**Work to be completed**
Reproduce exactly the lines from the one containing "Reproduce this chart" through the one containing "import * as", both included, and nothing else.

**Dataset extract**
· · · ·

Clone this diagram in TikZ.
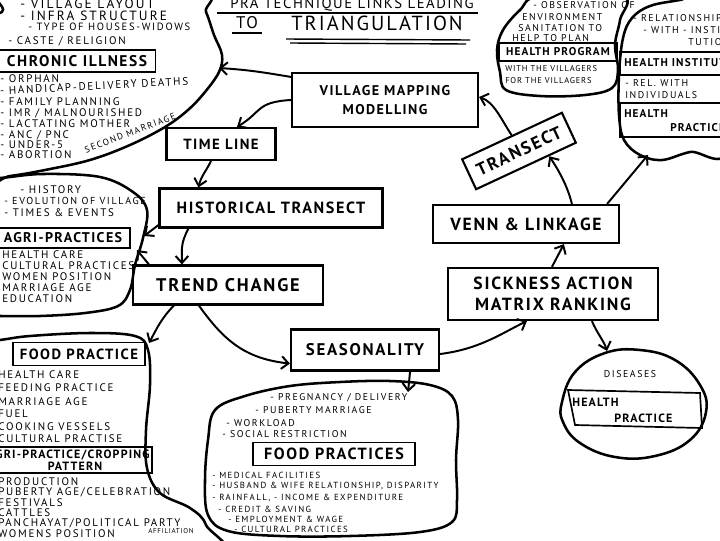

· · · ·

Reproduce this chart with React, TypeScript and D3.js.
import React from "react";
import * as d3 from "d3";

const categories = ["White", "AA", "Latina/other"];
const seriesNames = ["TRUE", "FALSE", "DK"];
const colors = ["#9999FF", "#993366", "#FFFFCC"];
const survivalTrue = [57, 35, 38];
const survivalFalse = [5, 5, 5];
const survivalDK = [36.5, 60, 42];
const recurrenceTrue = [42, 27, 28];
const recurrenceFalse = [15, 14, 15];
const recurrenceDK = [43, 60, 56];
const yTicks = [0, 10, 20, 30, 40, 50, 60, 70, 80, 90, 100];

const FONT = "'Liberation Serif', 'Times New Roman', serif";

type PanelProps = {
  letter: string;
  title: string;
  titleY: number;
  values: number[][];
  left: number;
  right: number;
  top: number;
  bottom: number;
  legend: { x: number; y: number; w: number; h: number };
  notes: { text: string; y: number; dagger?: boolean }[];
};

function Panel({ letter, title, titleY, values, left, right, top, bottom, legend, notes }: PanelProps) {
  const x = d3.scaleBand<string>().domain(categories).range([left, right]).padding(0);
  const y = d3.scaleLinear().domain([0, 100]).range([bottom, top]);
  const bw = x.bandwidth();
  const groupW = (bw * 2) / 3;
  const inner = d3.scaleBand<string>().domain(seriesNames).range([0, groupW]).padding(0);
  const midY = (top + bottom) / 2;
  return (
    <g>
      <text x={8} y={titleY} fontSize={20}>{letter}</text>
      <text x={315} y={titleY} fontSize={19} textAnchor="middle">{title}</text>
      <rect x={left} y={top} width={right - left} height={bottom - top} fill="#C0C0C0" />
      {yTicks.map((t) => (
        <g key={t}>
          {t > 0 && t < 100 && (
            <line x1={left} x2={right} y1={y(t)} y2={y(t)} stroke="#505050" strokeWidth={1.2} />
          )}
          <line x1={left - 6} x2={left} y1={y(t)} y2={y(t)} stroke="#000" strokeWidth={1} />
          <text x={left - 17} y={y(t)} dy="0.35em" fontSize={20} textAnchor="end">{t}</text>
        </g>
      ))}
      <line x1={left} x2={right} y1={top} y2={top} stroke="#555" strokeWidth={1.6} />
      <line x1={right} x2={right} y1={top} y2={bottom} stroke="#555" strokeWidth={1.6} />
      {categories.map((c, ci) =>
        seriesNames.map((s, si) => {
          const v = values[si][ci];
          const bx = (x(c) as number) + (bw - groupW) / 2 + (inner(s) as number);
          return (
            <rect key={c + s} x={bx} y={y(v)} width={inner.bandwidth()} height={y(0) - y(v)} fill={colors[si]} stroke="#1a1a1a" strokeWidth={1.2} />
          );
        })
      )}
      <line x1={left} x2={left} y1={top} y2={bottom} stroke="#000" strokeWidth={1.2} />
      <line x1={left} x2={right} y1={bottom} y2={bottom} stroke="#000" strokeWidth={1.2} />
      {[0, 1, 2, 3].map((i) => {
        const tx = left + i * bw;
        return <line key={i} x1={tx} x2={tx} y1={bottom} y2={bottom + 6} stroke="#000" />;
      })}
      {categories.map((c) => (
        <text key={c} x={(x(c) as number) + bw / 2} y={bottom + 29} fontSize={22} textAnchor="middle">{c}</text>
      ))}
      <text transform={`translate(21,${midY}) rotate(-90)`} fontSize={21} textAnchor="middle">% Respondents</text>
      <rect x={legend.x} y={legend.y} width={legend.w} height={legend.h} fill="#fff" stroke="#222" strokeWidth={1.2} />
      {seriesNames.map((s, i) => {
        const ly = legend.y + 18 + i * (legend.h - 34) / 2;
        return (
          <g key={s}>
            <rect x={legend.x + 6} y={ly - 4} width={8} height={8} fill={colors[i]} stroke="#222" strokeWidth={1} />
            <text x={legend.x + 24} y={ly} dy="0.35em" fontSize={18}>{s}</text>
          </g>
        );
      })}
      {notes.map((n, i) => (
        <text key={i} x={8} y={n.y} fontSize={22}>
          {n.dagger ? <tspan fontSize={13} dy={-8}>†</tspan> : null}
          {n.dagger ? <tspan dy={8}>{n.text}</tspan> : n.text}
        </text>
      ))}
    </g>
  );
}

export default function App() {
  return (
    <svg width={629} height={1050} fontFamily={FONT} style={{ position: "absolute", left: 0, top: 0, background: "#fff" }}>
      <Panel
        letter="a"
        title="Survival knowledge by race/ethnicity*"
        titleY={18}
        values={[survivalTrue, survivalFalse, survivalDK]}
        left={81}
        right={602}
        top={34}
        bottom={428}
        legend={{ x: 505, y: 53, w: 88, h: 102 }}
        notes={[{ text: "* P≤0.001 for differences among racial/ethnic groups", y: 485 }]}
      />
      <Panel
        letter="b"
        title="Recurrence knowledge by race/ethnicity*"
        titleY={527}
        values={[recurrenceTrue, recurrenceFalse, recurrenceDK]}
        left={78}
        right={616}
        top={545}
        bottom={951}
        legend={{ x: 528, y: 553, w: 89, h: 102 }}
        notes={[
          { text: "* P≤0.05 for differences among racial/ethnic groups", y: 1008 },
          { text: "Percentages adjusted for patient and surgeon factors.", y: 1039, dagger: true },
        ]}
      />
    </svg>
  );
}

· · · ·

**Answer for the task**
Reproduce this chart with React, TypeScript and D3.js.
import React from "react";
import * as d3 from "d3";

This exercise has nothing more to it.